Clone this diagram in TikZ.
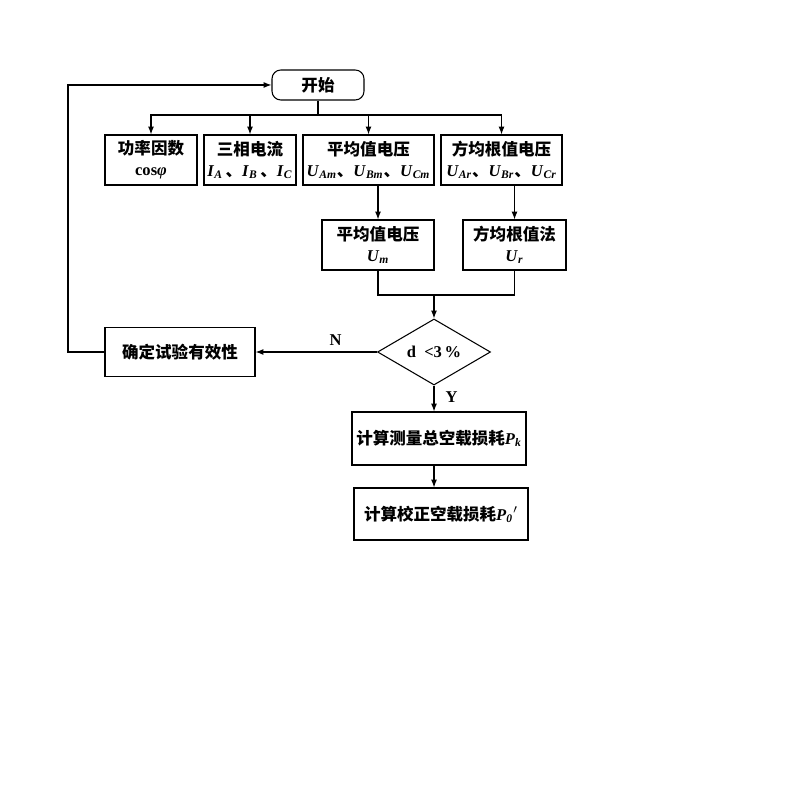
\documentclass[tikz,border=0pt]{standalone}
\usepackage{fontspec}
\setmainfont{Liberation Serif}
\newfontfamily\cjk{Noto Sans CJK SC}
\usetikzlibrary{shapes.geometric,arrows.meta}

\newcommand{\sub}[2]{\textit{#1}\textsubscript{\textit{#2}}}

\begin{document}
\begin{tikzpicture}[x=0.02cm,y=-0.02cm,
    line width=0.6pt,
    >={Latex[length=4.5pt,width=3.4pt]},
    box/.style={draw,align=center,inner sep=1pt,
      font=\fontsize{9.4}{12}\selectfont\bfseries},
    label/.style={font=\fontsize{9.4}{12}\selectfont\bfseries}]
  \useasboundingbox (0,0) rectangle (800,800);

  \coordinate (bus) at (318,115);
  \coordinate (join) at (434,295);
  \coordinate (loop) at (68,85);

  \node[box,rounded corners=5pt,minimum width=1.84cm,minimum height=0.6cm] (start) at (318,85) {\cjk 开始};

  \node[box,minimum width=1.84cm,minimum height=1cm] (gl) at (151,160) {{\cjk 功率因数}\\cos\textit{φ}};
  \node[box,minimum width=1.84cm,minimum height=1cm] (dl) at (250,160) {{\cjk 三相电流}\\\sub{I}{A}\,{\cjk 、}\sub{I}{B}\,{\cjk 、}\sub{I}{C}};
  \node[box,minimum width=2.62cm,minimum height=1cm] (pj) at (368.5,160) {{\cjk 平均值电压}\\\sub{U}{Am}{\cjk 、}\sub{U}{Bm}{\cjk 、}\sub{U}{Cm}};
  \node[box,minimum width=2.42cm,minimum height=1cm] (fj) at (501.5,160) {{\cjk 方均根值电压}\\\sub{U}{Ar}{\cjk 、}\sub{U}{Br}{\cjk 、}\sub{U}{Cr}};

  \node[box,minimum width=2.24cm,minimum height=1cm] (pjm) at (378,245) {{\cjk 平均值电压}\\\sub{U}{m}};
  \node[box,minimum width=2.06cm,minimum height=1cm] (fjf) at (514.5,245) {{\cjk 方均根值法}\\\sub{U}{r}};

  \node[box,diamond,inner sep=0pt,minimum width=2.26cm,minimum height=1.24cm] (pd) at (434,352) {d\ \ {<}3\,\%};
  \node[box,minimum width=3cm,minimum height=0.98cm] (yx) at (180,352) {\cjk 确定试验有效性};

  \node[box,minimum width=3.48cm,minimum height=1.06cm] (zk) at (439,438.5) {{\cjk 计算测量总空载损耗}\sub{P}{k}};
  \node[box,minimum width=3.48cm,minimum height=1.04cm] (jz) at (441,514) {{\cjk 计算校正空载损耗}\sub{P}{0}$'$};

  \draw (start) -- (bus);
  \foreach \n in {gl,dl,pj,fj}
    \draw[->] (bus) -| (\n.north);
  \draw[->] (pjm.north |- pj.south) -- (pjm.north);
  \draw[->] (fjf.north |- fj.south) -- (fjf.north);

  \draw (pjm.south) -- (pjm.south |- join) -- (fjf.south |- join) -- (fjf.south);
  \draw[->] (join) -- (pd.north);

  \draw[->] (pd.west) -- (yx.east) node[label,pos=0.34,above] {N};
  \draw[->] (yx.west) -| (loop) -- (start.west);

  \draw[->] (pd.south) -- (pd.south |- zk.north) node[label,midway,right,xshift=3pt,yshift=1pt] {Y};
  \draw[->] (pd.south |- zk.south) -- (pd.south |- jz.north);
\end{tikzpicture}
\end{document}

================

- Required task:
Could you repeat all of the material exactly? Pictures should not be copied.

- Exercise result:
Clone this diagram in TikZ.
\documentclass[tikz,border=0pt]{standalone}
\usepackage{fontspec}
\setmainfont{Liberation Serif}
\newfontfamily\cjk{Noto Sans CJK SC}
\usetikzlibrary{shapes.geometric,arrows.meta}

\newcommand{\sub}[2]{\textit{#1}\textsubscript{\textit{#2}}}

\begin{document}
\begin{tikzpicture}[x=0.02cm,y=-0.02cm,
    line width=0.6pt,
    >={Latex[length=4.5pt,width=3.4pt]},
    box/.style={draw,align=center,inner sep=1pt,
      font=\fontsize{9.4}{12}\selectfont\bfseries},
    label/.style={font=\fontsize{9.4}{12}\selectfont\bfseries}]
  \useasboundingbox (0,0) rectangle (800,800);

  \coordinate (bus) at (318,115);
  \coordinate (join) at (434,295);
  \coordinate (loop) at (68,85);

  \node[box,rounded corners=5pt,minimum width=1.84cm,minimum height=0.6cm] (start) at (318,85) {\cjk 开始};

  \node[box,minimum width=1.84cm,minimum height=1cm] (gl) at (151,160) {{\cjk 功率因数}\\cos\textit{φ}};
  \node[box,minimum width=1.84cm,minimum height=1cm] (dl) at (250,160) {{\cjk 三相电流}\\\sub{I}{A}\,{\cjk 、}\sub{I}{B}\,{\cjk 、}\sub{I}{C}};
  \node[box,minimum width=2.62cm,minimum height=1cm] (pj) at (368.5,160) {{\cjk 平均值电压}\\\sub{U}{Am}{\cjk 、}\sub{U}{Bm}{\cjk 、}\sub{U}{Cm}};
  \node[box,minimum width=2.42cm,minimum height=1cm] (fj) at (501.5,160) {{\cjk 方均根值电压}\\\sub{U}{Ar}{\cjk 、}\sub{U}{Br}{\cjk 、}\sub{U}{Cr}};

  \node[box,minimum width=2.24cm,minimum height=1cm] (pjm) at (378,245) {{\cjk 平均值电压}\\\sub{U}{m}};
  \node[box,minimum width=2.06cm,minimum height=1cm] (fjf) at (514.5,245) {{\cjk 方均根值法}\\\sub{U}{r}};

  \node[box,diamond,inner sep=0pt,minimum width=2.26cm,minimum height=1.24cm] (pd) at (434,352) {d\ \ {<}3\,\%};
  \node[box,minimum width=3cm,minimum height=0.98cm] (yx) at (180,352) {\cjk 确定试验有效性};

  \node[box,minimum width=3.48cm,minimum height=1.06cm] (zk) at (439,438.5) {{\cjk 计算测量总空载损耗}\sub{P}{k}};
  \node[box,minimum width=3.48cm,minimum height=1.04cm] (jz) at (441,514) {{\cjk 计算校正空载损耗}\sub{P}{0}$'$};

  \draw (start) -- (bus);
  \foreach \n in {gl,dl,pj,fj}
    \draw[->] (bus) -| (\n.north);
  \draw[->] (pjm.north |- pj.south) -- (pjm.north);
  \draw[->] (fjf.north |- fj.south) -- (fjf.north);

  \draw (pjm.south) -- (pjm.south |- join) -- (fjf.south |- join) -- (fjf.south);
  \draw[->] (join) -- (pd.north);

  \draw[->] (pd.west) -- (yx.east) node[label,pos=0.34,above] {N};
  \draw[->] (yx.west) -| (loop) -- (start.west);

  \draw[->] (pd.south) -- (pd.south |- zk.north) node[label,midway,right,xshift=3pt,yshift=1pt] {Y};
  \draw[->] (pd.south |- zk.south) -- (pd.south |- jz.north);
\end{tikzpicture}
\end{document}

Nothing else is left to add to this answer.